Une attention particulière a également été accordée aux églises détruites : "Les dirigeants musulmans ont appelé la violence contre les églises par son nom, à savoir la profanation et le blasphème, notant que le prophète Mahomet condamne toute violence contre les symboles religieux. Ils nous aideront à reconstruire, avec les institutions civiles, comme le fait rapidement le gouvernement du Pendjab pour les églises détruites à Jaranwala".
L'archevêque de Lahore apprécie également les paroles et les actions des membres des partis politiques islamiques, comme le sénateur Siraj ul-Haq, chef du Jamaat-e-Islami (JI) pakistanais, le principal parti religieux du pays : l'organisation d'aide sociale affiliée au JI, la Fondation Al-Khidmat, s'est engagée à aider à reconstruire les maisons chrétiennes endommagées.
Mgr Shaw note : "Tant dans les premières heures qui ont suivi les événements que lors d'une réunion tenue aujourd'hui, 25 août, le sénateur Siraj-ul-Haq, exprimant son amertume, a souligné que le fait d'incendier des églises et des maisons en réponse à un cas de blasphème présumé est contraire aux enseignements de l'islam. Il a souligné que son parti, la JI, croit aux principes du respect de l'humanité, de la tolérance et de la coexistence pacifique, et exige que les auteurs de ces violences soient punis conformément à la loi.
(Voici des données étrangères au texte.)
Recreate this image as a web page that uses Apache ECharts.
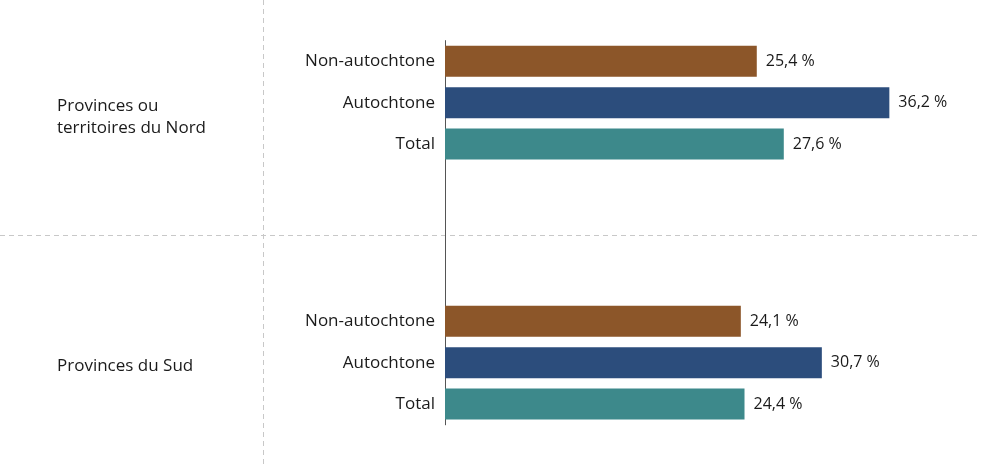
<!DOCTYPE html>
<html>
<head>
<meta charset="utf-8">
<script src="https://cdn.jsdelivr.net/npm/echarts@6/dist/echarts.min.js"></script>
<style>
html,body{margin:0;padding:0;background:#fff;}
#chart{width:1000px;height:464px;}
</style>
</head>
<body>
<div id="chart"></div>
<script>
const categories = ['Non-autochtone', 'Autochtone', 'Total'];
const groupLabels = ['Provinces ou\nterritoires du Nord', 'Provinces du Sud'];
const northValues = [25.4, 36.2, 27.6];
const southValues = [24.1, 30.7, 24.4];
const barColors = ['#8C5629', '#2C4D7C', '#3D898B'];

const FONT = '"Open Sans", "Noto Sans", sans-serif';
const TEXT = '#1a1a1a';

const northCats = categories.concat(['', '']);
const southCats = ['', ''].concat(categories);
const northData = northValues.map((v, i) => ({ value: v, itemStyle: { color: barColors[i] } })).concat([null, null]);
const southData = [null, null].concat(southValues.map((v, i) => ({ value: v, itemStyle: { color: barColors[i] } })));

const fmt = p => p.value == null ? '' : p.value.toFixed(1).replace('.', ',') + ' %';

const chart = echarts.init(document.getElementById('chart'), null, { renderer: 'canvas' });

const xAxisCommon = {
  type: 'value', min: 0, max: 40,
  axisLine: { show: false }, axisTick: { show: false },
  axisLabel: { show: false }, splitLine: { show: false }
};
const yAxisCommon = {
  type: 'category', inverse: true,
  axisLine: { show: true, lineStyle: { color: '#555', width: 1 } },
  axisTick: { show: false },
  axisLabel: { fontFamily: FONT, fontSize: 17, color: TEXT, margin: 10 }
};
const seriesCommon = {
  type: 'bar', barWidth: 31,
  label: { show: true, position: 'right', distance: 9, fontFamily: FONT, fontSize: 16, color: TEXT, formatter: fmt },
  silent: true
};

chart.setOption({
  animation: false,
  backgroundColor: '#fff',
  grid: [
    { left: 445, right: 64, top: 40.6, height: 207 },
    { left: 445, right: 64, top: 217.8, height: 207 }
  ],
  xAxis: [
    Object.assign({ gridIndex: 0 }, xAxisCommon),
    Object.assign({ gridIndex: 1 }, xAxisCommon)
  ],
  yAxis: [
    Object.assign({ gridIndex: 0, data: northCats }, yAxisCommon),
    Object.assign({ gridIndex: 1, data: southCats }, yAxisCommon)
  ],
  series: [
    Object.assign({ xAxisIndex: 0, yAxisIndex: 0, data: northData }, seriesCommon),
    Object.assign({ xAxisIndex: 1, yAxisIndex: 1, data: southData }, seriesCommon)
  ],
  graphic: [
    { type: 'line', shape: { x1: 263.5, y1: 0, x2: 263.5, y2: 464 }, style: { stroke: '#c8c8c8', lineWidth: 1, lineDash: [5, 4] }, z: -1 },
    { type: 'line', shape: { x1: 0, y1: 235.5, x2: 978, y2: 235.5 }, style: { stroke: '#c8c8c8', lineWidth: 1, lineDash: [5, 4] }, z: -1 },
    { type: 'text', left: 57, top: 95, style: { text: groupLabels[0], font: '17px ' + FONT, fill: TEXT, lineHeight: 22 } },
    { type: 'text', left: 57, top: 355, style: { text: groupLabels[1], font: '17px ' + FONT, fill: TEXT, lineHeight: 22 } }
  ]
});
</script>
</body>
</html>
Le parti islamique JI a annoncé qu'il convoquerait une convention nationale en septembre, incluant les minorités religieuses du Pakistan, pour faire avancer l'initiative de la "Caravane de la paix", soulignant que "le Pakistan appartient à tous ses citoyens, qui vivront ensemble et protégeront la vie et les biens de chacun. Nous voulons faire passer le message que le Pakistan est la patrie de toutes les religions et que son avenir prospère dépend de la paix. Quiconque détruit la paix dans le pays est un ennemi de la nation", a déclaré Siraj-ul-Haq. Le dirigeant a également préconisé, au niveau politique, la création d'une commission nationale chargée des affaires des minorités, dans le but de sauvegarder les droits des hindous, des chrétiens, des sikhs et d'autres groupes religieux.
L'archevêque de Lahore conclut : "Cette attitude renouvelée de proximité et de solidarité n'est pas le fruit du hasard, mais le résultat d'un long et patient engagement dans le domaine du dialogue interreligieux, que nous menons depuis au moins 15 ans. Nous avons maintenant des signes encourageants. Nous avons dit aux dirigeants musulmans qu'il est essentiel de poursuivre dans cette voie. Nous leur disons souvent que les chrétiens du Pakistan, une petite communauté, respectent l'islam et tous les symboles religieux et n'ont aucune raison d'outrager l'islam, le prophète ou le Coran. Ils admettent que les accusations de blasphème sont fabriquées pour différentes raisons, pour des querelles personnelles. Les chrétiens et les musulmans du Pakistan doivent rester unis pour faire face à ces défis et à ces problèmes. Le dialogue et l'unité sont les moyens d'améliorer réellement la situation, d'empêcher que de graves épisodes de violence ne se reproduisent et d'apporter de réels avantages à la coexistence dans l'ensemble de la société".